■ Source records
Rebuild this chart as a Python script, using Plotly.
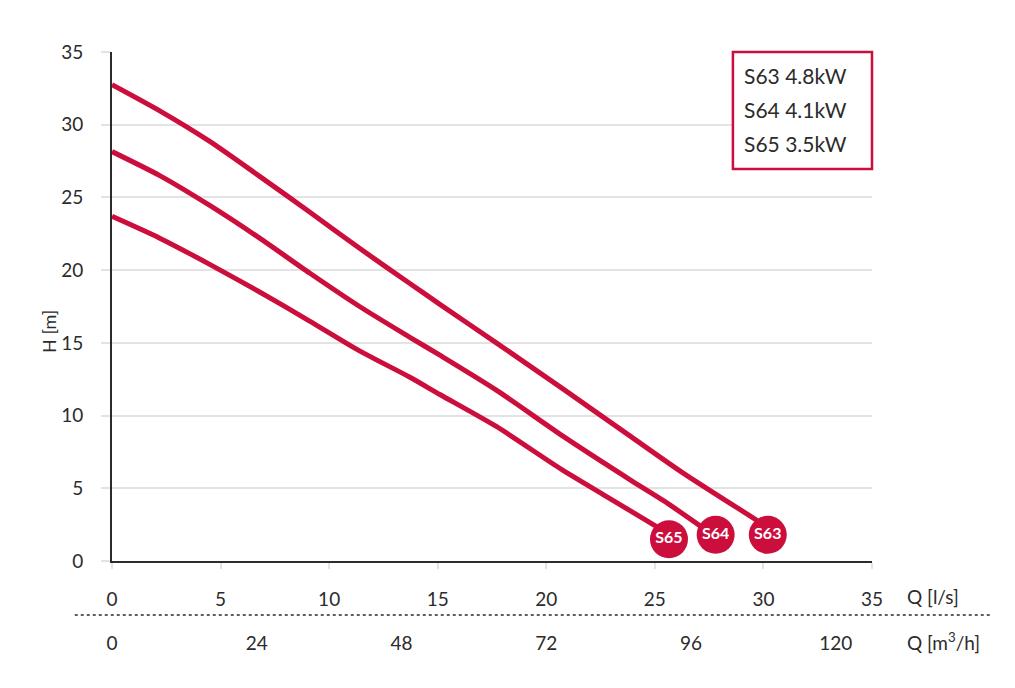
import plotly.graph_objects as go

# pump curves: flow Q [l/s] vs head H [m]
s63_q = [0, 2.2, 4.5, 6.8, 9.1, 11.4, 13.7, 15.1, 17.7, 20.8, 23.9, 26.2, 29.7]
s63_h = [32.75, 30.95, 28.85, 26.45, 24.0, 21.5, 19.1, 17.65, 15.0, 11.8, 8.55, 6.15, 2.8]
s64_q = [0, 2.2, 4.5, 6.8, 9.1, 11.4, 13.7, 15.1, 17.7, 20.8, 23.9, 25.4, 27.1]
s64_h = [28.15, 26.5, 24.45, 22.2, 19.8, 17.5, 15.4, 14.15, 11.75, 8.55, 5.55, 4.15, 2.4]
s65_q = [0, 2.2, 4.5, 6.8, 9.1, 11.4, 13.7, 15.1, 17.7, 20.7, 22.7, 25.1]
s65_h = [23.7, 22.2, 20.4, 18.5, 16.5, 14.45, 12.65, 11.45, 9.25, 6.3, 4.5, 2.35]

badge_names = ['S63', 'S64', 'S65']
badge_q = [30.2, 27.8, 25.65]
badge_h = [1.8, 1.8, 1.5]

legend_labels = ['S63 4.8kW', 'S64 4.1kW', 'S65 3.5kW']

ls_ticks = [0, 5, 10, 15, 20, 25, 30, 35]
m3h_ticks = [0, 24, 48, 72, 96, 120]
h_ticks = [0, 5, 10, 15, 20, 25, 30, 35]

RED = '#CC0E3D'
DARK = '#2b2b2b'
GRID = '#e3e3e3'
FONT = 'Lato'

fig = go.Figure()
for q, h in [(s63_q, s63_h), (s64_q, s64_h), (s65_q, s65_h)]:
    fig.add_trace(go.Scatter(x=q, y=h, mode='lines',
                             line=dict(color=RED, width=5, shape='spline', smoothing=0.7),
                             hoverinfo='skip', showlegend=False))

fig.add_trace(go.Scatter(x=badge_q, y=badge_h, mode='markers+text', text=badge_names,
                         marker=dict(color=RED, size=38, line=dict(width=0)),
                         textfont=dict(color='white', size=16, family=FONT, weight='bold'),
                         textposition='middle center', showlegend=False, hoverinfo='skip'))

# invisible trace so the m3/h axis is drawn
fig.add_trace(go.Scatter(x=[0, 126], y=[None, None], xaxis='x2', showlegend=False,
                         hoverinfo='skip'))

fig.update_layout(
    width=1015, height=688,
    margin=dict(l=104, r=151, t=44, b=135),
    plot_bgcolor='white', paper_bgcolor='white',
    font=dict(family=FONT, size=19, color=DARK),
    xaxis=dict(range=[0, 35], tickvals=ls_ticks, showgrid=False, zeroline=False,
               showline=True, linecolor=DARK, linewidth=2,
               ticks='outside', ticklen=6, tickcolor=GRID, tickwidth=1.5,
               ticklabelstandoff=14, automargin=False),
    xaxis2=dict(range=[0, 126], tickvals=m3h_ticks, overlaying='x', anchor='free',
                position=0, side='bottom', showgrid=False, zeroline=False,
                showline=False, ticks='', ticklabelstandoff=69, automargin=False),
    yaxis=dict(range=[0, 35], tickvals=h_ticks,
               showgrid=True, gridcolor=GRID, gridwidth=1.5, zeroline=False,
               showline=True, linecolor=DARK, linewidth=2,
               ticks='outside', ticklen=9, tickcolor=GRID, tickwidth=1.5,
               ticklabelstandoff=14, automargin=False),
)

# dotted separator between the two flow scales
fig.add_shape(type='line', xref='paper', yref='paper', x0=-0.049, x1=1.155,
              y0=-0.106, y1=-0.106, line=dict(color=DARK, width=1.5, dash='dot'))

# legend box
fig.add_shape(type='rect', xref='paper', yref='paper', x0=0.817, x1=1.0,
              y0=0.770, y1=1.0, line=dict(color=RED, width=2.5), fillcolor='white')
for i, lab in enumerate(legend_labels):
    fig.add_annotation(text=lab, xref='paper', yref='paper', x=0.829,
                       y=0.953 - i * 0.066, xanchor='left', yanchor='middle',
                       showarrow=False, font=dict(size=21, color=DARK))

fig.add_annotation(text='H [m]', xref='paper', yref='paper', x=-0.100, y=0.450,
                   textangle=-90, showarrow=False, font=dict(size=18))
fig.add_annotation(text='Q [l/s]', xref='paper', yref='paper', x=1.043, y=-0.0707,
                   xanchor='left', yanchor='middle', showarrow=False, font=dict(size=19))
fig.add_annotation(text='Q [m<sup>3</sup>/h]', xref='paper', yref='paper', x=1.043,
                   y=-0.159, xanchor='left', yanchor='middle', showarrow=False,
                   font=dict(size=19))

fig.write_html("out.html")
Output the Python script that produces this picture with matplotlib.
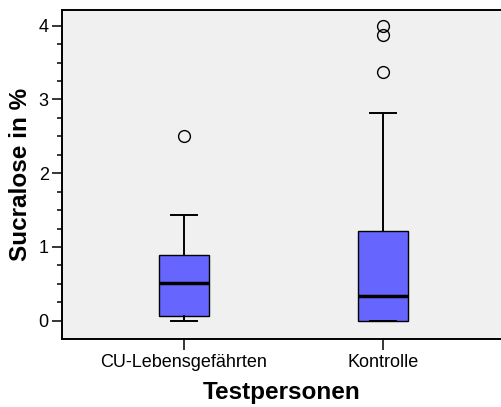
import matplotlib
matplotlib.use("Agg")
import matplotlib.pyplot as plt

plt.rcParams['font.family'] = ['Liberation Sans', 'DejaVu Sans']

categories = ["CU-Lebensgefährten", "Kontrolle"]
medians = [0.51, 0.33]
q1 = [0.064, 0.0]
q3 = [0.89, 1.21]
whisk_lo = [0.0, 0.0]
whisk_hi = [1.44, 2.82]
outliers = [[2.50], [3.37, 3.87, 3.99]]
yticks = [0, 1, 2, 3, 4]

stats = []
for i in range(len(categories)):
    stats.append(dict(med=medians[i], q1=q1[i], q3=q3[i],
                      whislo=whisk_lo[i], whishi=whisk_hi[i],
                      fliers=outliers[i], label=categories[i]))

fig = plt.figure(figsize=(5.02, 4.07), dpi=100)
ax = fig.add_axes([62/502, 1-338.5/407, 439/502, (338.5-10)/407])
ax.set_facecolor('#f0f0f0')

ax.bxp(stats, positions=[1, 2], widths=0.256, capwidths=0.126,
       patch_artist=True,
       boxprops=dict(facecolor='#6666ff', edgecolor='black', linewidth=1.0),
       medianprops=dict(color='black', linewidth=2.5),
       whiskerprops=dict(color='black', linewidth=1.4),
       capprops=dict(color='black', linewidth=1.4),
       flierprops=dict(marker='o', markerfacecolor='none', markeredgecolor='black',
                       markersize=8.5, markeredgewidth=1.0))

ax.set_xlim(0.387, 2.593)
ax.set_ylim(-0.241, 4.213)
ax.set_yticks(yticks)
ax.set_yticks([v/4 for v in range(0, 17)], minor=True)
ax.set_xticks([1, 2])
ax.set_xticklabels(categories, fontsize=13)
ax.tick_params(axis='y', which='major', length=7.5, width=1.1, labelsize=13, pad=2)
ax.tick_params(axis='y', which='minor', length=3.7, width=1.1)
ax.tick_params(axis='x', which='major', length=8, width=1.1, pad=3)
ax.tick_params(axis='x', which='minor', bottom=False)

ax.spines['right'].set_visible(False)
for s in ['left', 'top', 'bottom']:
    ax.spines[s].set_linewidth(1.4)

ax.set_xlabel("Testpersonen", fontsize=17.5, fontweight='bold', labelpad=7)
ax.set_ylabel("Sucralose in %", fontsize=17.5, fontweight='bold', labelpad=5)

fig.savefig("out.png", dpi=100)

■ Aim
Write out an exact copy of the listing, first line through the line containing "FONT = 'Lato'", with the pictures left out.

■ Answer to the task
Rebuild this chart as a Python script, using Plotly.
import plotly.graph_objects as go

# pump curves: flow Q [l/s] vs head H [m]
s63_q = [0, 2.2, 4.5, 6.8, 9.1, 11.4, 13.7, 15.1, 17.7, 20.8, 23.9, 26.2, 29.7]
s63_h = [32.75, 30.95, 28.85, 26.45, 24.0, 21.5, 19.1, 17.65, 15.0, 11.8, 8.55, 6.15, 2.8]
s64_q = [0, 2.2, 4.5, 6.8, 9.1, 11.4, 13.7, 15.1, 17.7, 20.8, 23.9, 25.4, 27.1]
s64_h = [28.15, 26.5, 24.45, 22.2, 19.8, 17.5, 15.4, 14.15, 11.75, 8.55, 5.55, 4.15, 2.4]
s65_q = [0, 2.2, 4.5, 6.8, 9.1, 11.4, 13.7, 15.1, 17.7, 20.7, 22.7, 25.1]
s65_h = [23.7, 22.2, 20.4, 18.5, 16.5, 14.45, 12.65, 11.45, 9.25, 6.3, 4.5, 2.35]

badge_names = ['S63', 'S64', 'S65']
badge_q = [30.2, 27.8, 25.65]
badge_h = [1.8, 1.8, 1.5]

legend_labels = ['S63 4.8kW', 'S64 4.1kW', 'S65 3.5kW']

ls_ticks = [0, 5, 10, 15, 20, 25, 30, 35]
m3h_ticks = [0, 24, 48, 72, 96, 120]
h_ticks = [0, 5, 10, 15, 20, 25, 30, 35]

RED = '#CC0E3D'
DARK = '#2b2b2b'
GRID = '#e3e3e3'
FONT = 'Lato'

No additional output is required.